▸ **STORED DATA**:
········
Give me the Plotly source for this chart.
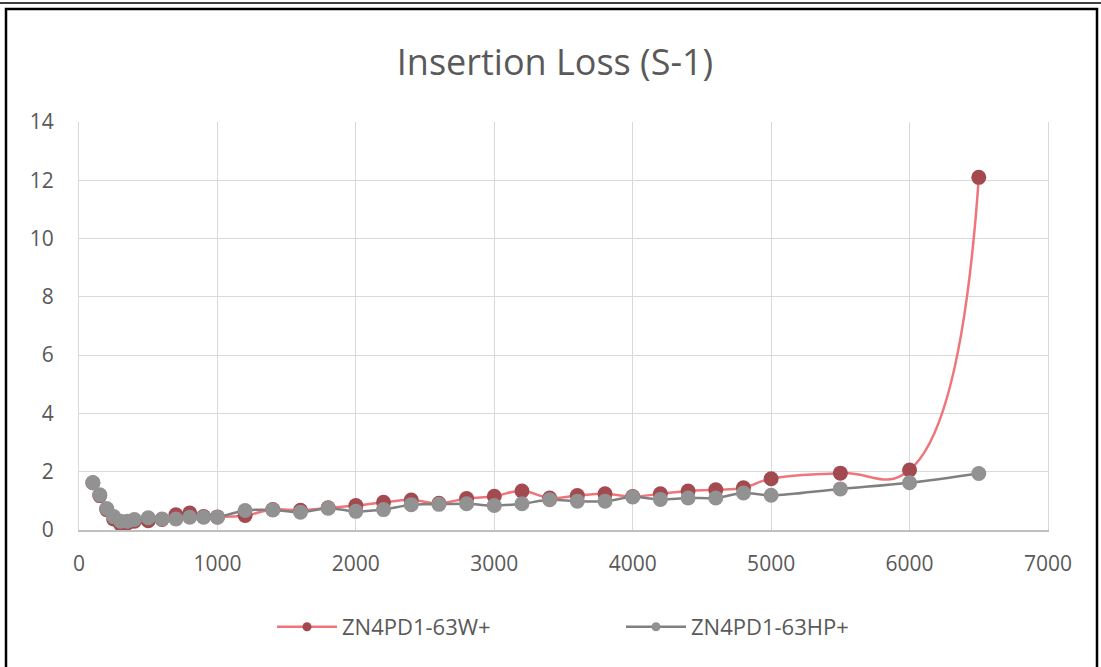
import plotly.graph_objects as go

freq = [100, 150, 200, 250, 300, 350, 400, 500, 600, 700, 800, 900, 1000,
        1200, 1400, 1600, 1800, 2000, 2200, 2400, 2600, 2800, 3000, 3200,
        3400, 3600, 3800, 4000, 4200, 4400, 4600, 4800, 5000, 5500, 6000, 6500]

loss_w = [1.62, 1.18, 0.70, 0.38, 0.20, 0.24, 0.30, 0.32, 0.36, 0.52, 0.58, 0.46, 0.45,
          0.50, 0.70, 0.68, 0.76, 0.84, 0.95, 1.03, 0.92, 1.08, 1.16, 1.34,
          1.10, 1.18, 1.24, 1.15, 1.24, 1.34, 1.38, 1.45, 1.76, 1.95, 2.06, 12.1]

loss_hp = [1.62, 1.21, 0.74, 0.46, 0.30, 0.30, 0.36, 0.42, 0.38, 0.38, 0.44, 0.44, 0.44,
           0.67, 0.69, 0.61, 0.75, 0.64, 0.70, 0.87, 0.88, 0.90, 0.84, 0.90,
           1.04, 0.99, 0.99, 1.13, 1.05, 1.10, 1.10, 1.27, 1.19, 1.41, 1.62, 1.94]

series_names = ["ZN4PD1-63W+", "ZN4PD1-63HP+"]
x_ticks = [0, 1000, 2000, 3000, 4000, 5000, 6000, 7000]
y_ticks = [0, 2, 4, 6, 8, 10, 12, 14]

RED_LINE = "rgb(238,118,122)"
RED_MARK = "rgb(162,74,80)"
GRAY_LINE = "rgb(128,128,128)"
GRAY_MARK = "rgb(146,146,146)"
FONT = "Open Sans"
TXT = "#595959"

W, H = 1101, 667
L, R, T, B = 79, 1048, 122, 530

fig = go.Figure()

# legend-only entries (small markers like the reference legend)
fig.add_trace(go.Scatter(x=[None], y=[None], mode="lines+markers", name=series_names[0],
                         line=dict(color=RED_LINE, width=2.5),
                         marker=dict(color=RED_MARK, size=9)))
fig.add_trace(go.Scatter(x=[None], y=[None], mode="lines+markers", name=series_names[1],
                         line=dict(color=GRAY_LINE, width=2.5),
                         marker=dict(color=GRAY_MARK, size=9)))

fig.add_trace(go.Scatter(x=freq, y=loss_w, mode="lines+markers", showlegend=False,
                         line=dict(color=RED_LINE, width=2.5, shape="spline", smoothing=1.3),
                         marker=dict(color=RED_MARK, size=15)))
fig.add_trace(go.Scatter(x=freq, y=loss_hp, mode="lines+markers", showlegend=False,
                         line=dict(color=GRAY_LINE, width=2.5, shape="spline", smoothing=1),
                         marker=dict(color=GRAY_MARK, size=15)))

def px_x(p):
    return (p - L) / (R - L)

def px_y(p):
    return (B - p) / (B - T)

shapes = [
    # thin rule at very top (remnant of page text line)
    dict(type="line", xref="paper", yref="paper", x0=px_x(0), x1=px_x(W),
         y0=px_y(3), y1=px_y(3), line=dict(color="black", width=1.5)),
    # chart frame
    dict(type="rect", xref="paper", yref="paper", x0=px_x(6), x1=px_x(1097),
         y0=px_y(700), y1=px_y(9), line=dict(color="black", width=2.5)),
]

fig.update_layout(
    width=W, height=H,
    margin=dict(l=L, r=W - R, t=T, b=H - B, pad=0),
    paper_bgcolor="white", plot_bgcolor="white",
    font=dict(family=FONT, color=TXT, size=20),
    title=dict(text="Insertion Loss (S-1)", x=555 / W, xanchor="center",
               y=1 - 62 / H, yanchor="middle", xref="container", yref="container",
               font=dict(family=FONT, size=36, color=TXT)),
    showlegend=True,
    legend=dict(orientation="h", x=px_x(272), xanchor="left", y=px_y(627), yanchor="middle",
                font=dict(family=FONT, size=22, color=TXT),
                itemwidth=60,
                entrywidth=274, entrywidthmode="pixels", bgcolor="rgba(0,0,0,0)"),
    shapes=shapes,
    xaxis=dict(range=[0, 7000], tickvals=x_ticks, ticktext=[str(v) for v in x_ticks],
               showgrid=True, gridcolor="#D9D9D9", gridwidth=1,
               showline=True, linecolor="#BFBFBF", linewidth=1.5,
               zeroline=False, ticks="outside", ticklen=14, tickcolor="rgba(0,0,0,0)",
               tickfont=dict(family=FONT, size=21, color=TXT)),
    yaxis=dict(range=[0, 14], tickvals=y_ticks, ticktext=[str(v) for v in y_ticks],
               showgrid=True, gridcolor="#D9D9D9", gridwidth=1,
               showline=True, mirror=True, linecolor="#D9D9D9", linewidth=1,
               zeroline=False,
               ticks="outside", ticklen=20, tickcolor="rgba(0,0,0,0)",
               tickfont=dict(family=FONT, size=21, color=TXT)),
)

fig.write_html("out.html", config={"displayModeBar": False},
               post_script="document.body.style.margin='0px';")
········
▸ **DESCRIPTION OF THE TASK**: Transcribe the full listing character for character. Pictures are excluded.

▸ **TASK SOLUTION**:
Give me the Plotly source for this chart.
import plotly.graph_objects as go

freq = [100, 150, 200, 250, 300, 350, 400, 500, 600, 700, 800, 900, 1000,
        1200, 1400, 1600, 1800, 2000, 2200, 2400, 2600, 2800, 3000, 3200,
        3400, 3600, 3800, 4000, 4200, 4400, 4600, 4800, 5000, 5500, 6000, 6500]

loss_w = [1.62, 1.18, 0.70, 0.38, 0.20, 0.24, 0.30, 0.32, 0.36, 0.52, 0.58, 0.46, 0.45,
          0.50, 0.70, 0.68, 0.76, 0.84, 0.95, 1.03, 0.92, 1.08, 1.16, 1.34,
          1.10, 1.18, 1.24, 1.15, 1.24, 1.34, 1.38, 1.45, 1.76, 1.95, 2.06, 12.1]

loss_hp = [1.62, 1.21, 0.74, 0.46, 0.30, 0.30, 0.36, 0.42, 0.38, 0.38, 0.44, 0.44, 0.44,
           0.67, 0.69, 0.61, 0.75, 0.64, 0.70, 0.87, 0.88, 0.90, 0.84, 0.90,
           1.04, 0.99, 0.99, 1.13, 1.05, 1.10, 1.10, 1.27, 1.19, 1.41, 1.62, 1.94]

series_names = ["ZN4PD1-63W+", "ZN4PD1-63HP+"]
x_ticks = [0, 1000, 2000, 3000, 4000, 5000, 6000, 7000]
y_ticks = [0, 2, 4, 6, 8, 10, 12, 14]

RED_LINE = "rgb(238,118,122)"
RED_MARK = "rgb(162,74,80)"
GRAY_LINE = "rgb(128,128,128)"
GRAY_MARK = "rgb(146,146,146)"
FONT = "Open Sans"
TXT = "#595959"

W, H = 1101, 667
L, R, T, B = 79, 1048, 122, 530

fig = go.Figure()

# legend-only entries (small markers like the reference legend)
fig.add_trace(go.Scatter(x=[None], y=[None], mode="lines+markers", name=series_names[0],
                         line=dict(color=RED_LINE, width=2.5),
                         marker=dict(color=RED_MARK, size=9)))
fig.add_trace(go.Scatter(x=[None], y=[None], mode="lines+markers", name=series_names[1],
                         line=dict(color=GRAY_LINE, width=2.5),
                         marker=dict(color=GRAY_MARK, size=9)))

fig.add_trace(go.Scatter(x=freq, y=loss_w, mode="lines+markers", showlegend=False,
                         line=dict(color=RED_LINE, width=2.5, shape="spline", smoothing=1.3),
                         marker=dict(color=RED_MARK, size=15)))
fig.add_trace(go.Scatter(x=freq, y=loss_hp, mode="lines+markers", showlegend=False,
                         line=dict(color=GRAY_LINE, width=2.5, shape="spline", smoothing=1),
                         marker=dict(color=GRAY_MARK, size=15)))

def px_x(p):
    return (p - L) / (R - L)

def px_y(p):
    return (B - p) / (B - T)

shapes = [
    # thin rule at very top (remnant of page text line)
    dict(type="line", xref="paper", yref="paper", x0=px_x(0), x1=px_x(W),
         y0=px_y(3), y1=px_y(3), line=dict(color="black", width=1.5)),
    # chart frame
    dict(type="rect", xref="paper", yref="paper", x0=px_x(6), x1=px_x(1097),
         y0=px_y(700), y1=px_y(9), line=dict(color="black", width=2.5)),
]

fig.update_layout(
    width=W, height=H,
    margin=dict(l=L, r=W - R, t=T, b=H - B, pad=0),
    paper_bgcolor="white", plot_bgcolor="white",
    font=dict(family=FONT, color=TXT, size=20),
    title=dict(text="Insertion Loss (S-1)", x=555 / W, xanchor="center",
               y=1 - 62 / H, yanchor="middle", xref="container", yref="container",
               font=dict(family=FONT, size=36, color=TXT)),
    showlegend=True,
    legend=dict(orientation="h", x=px_x(272), xanchor="left", y=px_y(627), yanchor="middle",
                font=dict(family=FONT, size=22, color=TXT),
                itemwidth=60,
                entrywidth=274, entrywidthmode="pixels", bgcolor="rgba(0,0,0,0)"),
    shapes=shapes,
    xaxis=dict(range=[0, 7000], tickvals=x_ticks, ticktext=[str(v) for v in x_ticks],
               showgrid=True, gridcolor="#D9D9D9", gridwidth=1,
               showline=True, linecolor="#BFBFBF", linewidth=1.5,
               zeroline=False, ticks="outside", ticklen=14, tickcolor="rgba(0,0,0,0)",
               tickfont=dict(family=FONT, size=21, color=TXT)),
    yaxis=dict(range=[0, 14], tickvals=y_ticks, ticktext=[str(v) for v in y_ticks],
               showgrid=True, gridcolor="#D9D9D9", gridwidth=1,
               showline=True, mirror=True, linecolor="#D9D9D9", linewidth=1,
               zeroline=False,
               ticks="outside", ticklen=20, tickcolor="rgba(0,0,0,0)",
               tickfont=dict(family=FONT, size=21, color=TXT)),
)

fig.write_html("out.html", config={"displayModeBar": False},
               post_script="document.body.style.margin='0px';")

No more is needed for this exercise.